PROBLEM TO WORK ON => From the first line of the data below through the line holding "import seaborn as sns", output each line exactly and leave the pictures out.

[start DATASET CONTENT]

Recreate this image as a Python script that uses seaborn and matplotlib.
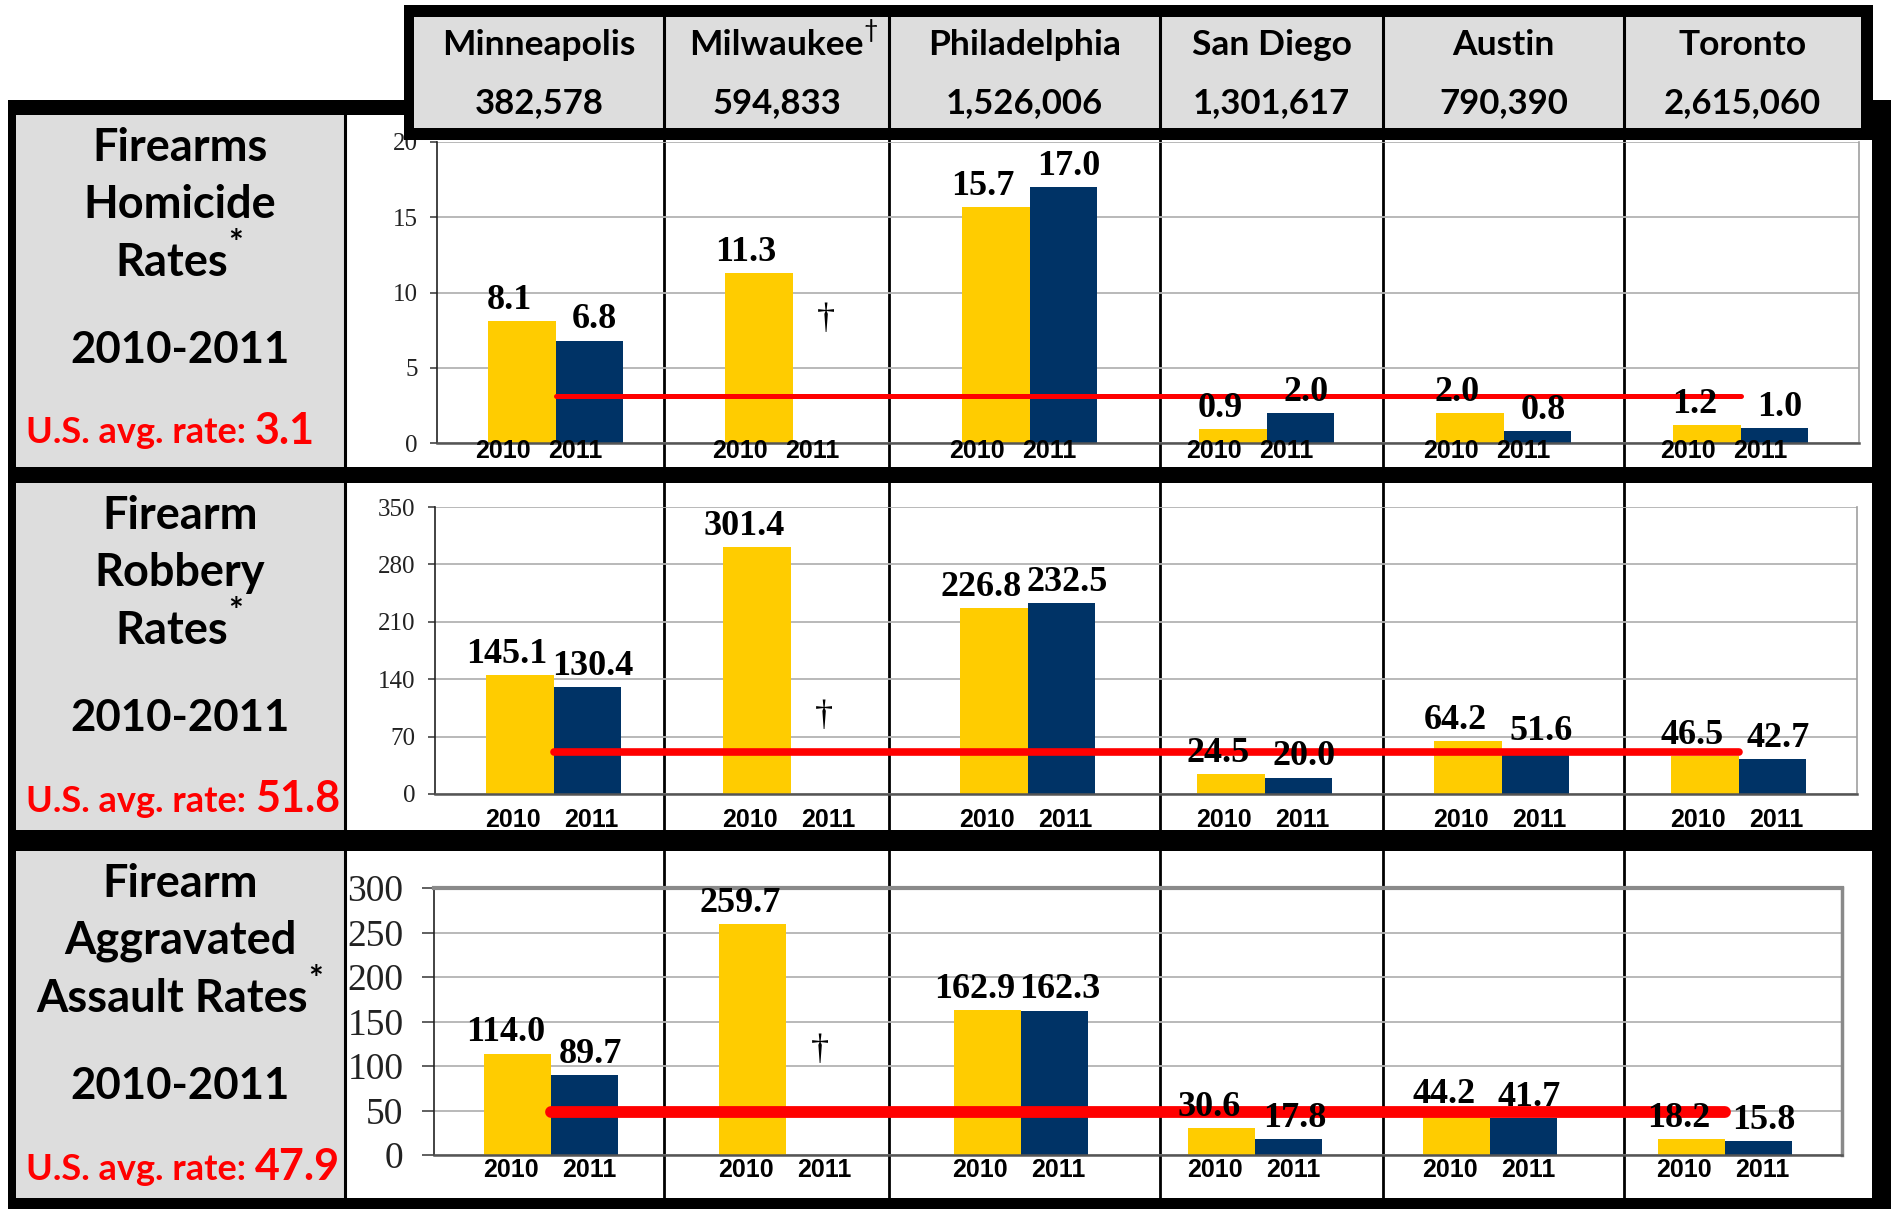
import matplotlib
matplotlib.use("Agg")
import numpy as np
import pandas as pd
import matplotlib.pyplot as plt
import matplotlib.transforms as mtransforms
from matplotlib.patches import Rectangle
from matplotlib.lines import Line2D
import seaborn as sns

# ---- data ----
cities = ["Minneapolis", "Milwaukee", "Philadelphia", "San Diego", "Austin", "Toronto"]
populations = ["382,578", "594,833", "1,526,006", "1,301,617", "790,390", "2,615,060"]
years = ["2010", "2011"]

homicide_2010 = [8.1, 11.3, 15.7, 0.9, 2.0, 1.2]
homicide_2011 = [6.8, None, 17.0, 2.0, 0.8, 1.0]
robbery_2010 = [145.1, 301.4, 226.8, 24.5, 64.2, 46.5]
robbery_2011 = [130.4, None, 232.5, 20.0, 51.6, 42.7]
assault_2010 = [114.0, 259.7, 162.9, 30.6, 44.2, 18.2]
assault_2011 = [89.7, None, 162.3, 17.8, 41.7, 15.8]

us_avg = [3.1, 51.8, 47.9]
row_titles = [["Firearms", "Homicide", "Rates"],
              ["Firearm", "Robbery", "Rates"],
              ["Firearm", "Aggravated", "Assault Rates"]]
period = "2010-2011"
yticks = [[0, 5, 10, 15, 20],
          [0, 70, 140, 210, 280, 350],
          [0, 50, 100, 150, 200, 250, 300]]

YELLOW = "#FFCC00"
NAVY = "#003366"
RED = "#FF0000"
GRAY = "#DDDDDD"

# ---- layout (pixels of the 1891x1209 canvas) ----
W, H = 1891, 1209
row_tops = [115, 483, 851]
row_bottoms = [467, 830, 1198]
axes_boxes = [(437, 142, 1859, 443), (435, 507, 1857, 794), (434, 888, 1842, 1155)]
col_edges = [414, 664, 889, 1160, 1383, 1624, 1861]
year_y = [-0.025, -0.09, -0.056]
year_dx = [(-0.08, -0.06), (-0.03, 0.015), (-0.03, 0.02)]
dagger_y = [0.41, 0.27, 0.39]
red_lw = [3.6, 5.5, 8.5]
tick_style = [dict(labelsize=18, length=5, pad=9),
              dict(labelsize=18, length=5, pad=9),
              dict(labelsize=27, length=9, pad=13)]
label_dx = [-9, 4]

fig = plt.figure(figsize=(W / 100, H / 100), dpi=100)
fig.patch.set_facecolor("white")


def fx(px):
    return px / W


def fy(py):
    return 1 - py / H


def rect(x0, y0, x1, y1, color, z):
    fig.add_artist(Rectangle((fx(x0), fy(y1)), fx(x1) - fx(x0), fy(y0) - fy(y1),
                             transform=fig.transFigure, facecolor=color,
                             edgecolor="none", zorder=z))


def vline(x, y0, y1, lw, z):
    fig.add_artist(Line2D([fx(x), fx(x)], [fy(y0), fy(y1)], transform=fig.transFigure,
                          color="black", lw=lw, zorder=z))


# outer frame and row bands
rect(8, 100, 1891, 115, "black", 1)
rect(8, 100, 16, 1209, "black", 1)
rect(1872, 100, 1891, 1209, "black", 1)
rect(8, 1198, 1891, 1209, "black", 1)
rect(16, 467, 1872, 483, "black", 1)
rect(16, 830, 1872, 851, "black", 1)
for t, b in zip(row_tops, row_bottoms):
    rect(16, t, 344, b, GRAY, 1)
vline(345, 115, 1198, 2.2, 1.5)
for x in col_edges[1:-1]:
    vline(x, 115, 1198, 2.0, -5)

# header
rect(404, 5, 1873, 140, "black", 2)
rect(414, 17, 1861, 128, GRAY, 2.1)
for x in col_edges[1:-1]:
    vline(x, 17, 128, 2.2, 2.2)

renderer = fig.canvas.get_renderer()
hdr_font = dict(family="Lato", fontweight="bold", zorder=3, ha="center", va="center")
for k, (c, p) in enumerate(zip(cities, populations)):
    cx = (col_edges[k] + col_edges[k + 1]) / 2
    t = fig.text(fx(cx), fy(45), c, fontsize=25.5, **hdr_font)
    fig.text(fx(cx), fy(103), p, fontsize=25, **hdr_font)
    if homicide_2011[k] is None:
        bb = t.get_window_extent(renderer)
        fig.text(bb.x1 / W, fy(30), "\u2020", family="Lato", fontsize=18,
                 ha="left", va="center", zorder=3)


def frame(v2010, v2011):
    rows = []
    for c, a, b in zip(cities, v2010, v2011):
        rows.append((c, "2010", a))
        if b is not None:
            rows.append((c, "2011", b))
    return pd.DataFrame(rows, columns=["City", "Year", "Rate"])


series = [(homicide_2010, homicide_2011), (robbery_2010, robbery_2011),
          (assault_2010, assault_2011)]
group_w = 0.57
bar_w = group_w / len(years)

for r, (v10, v11) in enumerate(series):
    l, t, rr, b = axes_boxes[r]
    ax = fig.add_axes([fx(l), fy(b), fx(rr) - fx(l), fy(t) - fy(b)])
    ax.set_facecolor("none")
    df = frame(v10, v11)
    sns.barplot(data=df, x="City", y="Rate", hue="Year", order=cities,
                hue_order=years, palette=[YELLOW, NAVY], width=group_w,
                saturation=1, errorbar=None, legend=False, ax=ax, zorder=2)
    for j, cont in enumerate(ax.containers):
        texts = ax.bar_label(cont, fmt="%.1f", padding=3, fontsize=26,
                             fontweight="bold", family="Liberation Serif", zorder=5)
        for txt in texts:
            txt.xyann = (label_dx[j], 3)
    ax.plot([0, len(cities) - 1], [us_avg[r], us_avg[r]], color=RED, lw=red_lw[r],
            solid_capstyle="round", zorder=4)

    ax.set_xlim(-0.5, len(cities) - 0.5)
    ax.set_ylim(0, yticks[r][-1])
    ax.set_yticks(yticks[r])
    ax.set_xticks([])
    ax.set_xlabel("")
    ax.set_ylabel("")
    ax.set_axisbelow(True)
    ax.yaxis.grid(True, color="#b3b3b3", lw=1.3)
    ax.tick_params(axis="y", width=1.2, color="#444444", labelcolor="#222222",
                   labelfontfamily="Liberation Serif", **tick_style[r])
    ax.spines["left"].set_color("#222222")
    ax.spines["left"].set_linewidth(1.2)
    ax.spines["bottom"].set_color("#555555")
    ax.spines["bottom"].set_linewidth(1.8)
    if r == 2:
        ax.spines["top"].set_color("#8a8a8a")
        ax.spines["top"].set_linewidth(3)
        ax.spines["right"].set_color("#8a8a8a")
        ax.spines["right"].set_linewidth(2.5)
    else:
        ax.spines["top"].set_visible(False)
        ax.spines["right"].set_color("#a0a0a0")
        ax.spines["right"].set_linewidth(1.2)

    trans = mtransforms.blended_transform_factory(ax.transData, ax.transAxes)
    for i in range(len(cities)):
        for j, yr in enumerate(years):
            x = i + (j - (len(years) - 1) / 2) * bar_w + year_dx[r][j]
            ax.text(x, year_y[r], yr, transform=trans, ha="center", va="center",
                    fontsize=18, fontweight="bold", family="Liberation Sans",
                    clip_on=False)
        if v11[i] is None:
            ax.text(i + bar_w / 2, dagger_y[r], "\u2020", transform=trans,
                    ha="center", va="center", fontsize=26,
                    family="Liberation Serif")

    # left label column
    top = row_tops[r]
    cx = 180
    lbl_font = dict(family="Lato", fontweight="bold", zorder=3,
                    ha="center", va="center")
    fig.text(fx(cx), fy(top + 33), row_titles[r][0], fontsize=32.5, **lbl_font)
    fig.text(fx(cx), fy(top + 90), row_titles[r][1], fontsize=32.5, **lbl_font)
    t3 = fig.text(fx(cx - 8), fy(top + 148), row_titles[r][2], fontsize=32.5,
                  **lbl_font)
    bb = t3.get_window_extent(renderer)
    fig.text(bb.x1 / W, fy(top + 129), "*", family="Lato",
             fontweight="bold", fontsize=25, ha="left", va="center", zorder=3)
    fig.text(fx(cx), fy(top + 235), period, fontsize=31.5, **lbl_font)
    fig.text(fx(255), fy(top + 318), "U.S. avg. rate: ", family="Lato",
             fontweight="bold", fontsize=26, color=RED, ha="right", va="center",
             zorder=3)
    fig.text(fx(255), fy(top + 316), f"{us_avg[r]:.1f}", family="Lato",
             fontweight="bold", fontsize=31, color=RED, ha="left", va="center",
             zorder=3)

fig.savefig("out.png", dpi=100)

[end DATASET CONTENT]

OUTPUT OF THE TASK =>
Recreate this image as a Python script that uses seaborn and matplotlib.
import matplotlib
matplotlib.use("Agg")
import numpy as np
import pandas as pd
import matplotlib.pyplot as plt
import matplotlib.transforms as mtransforms
from matplotlib.patches import Rectangle
from matplotlib.lines import Line2D
import seaborn as sns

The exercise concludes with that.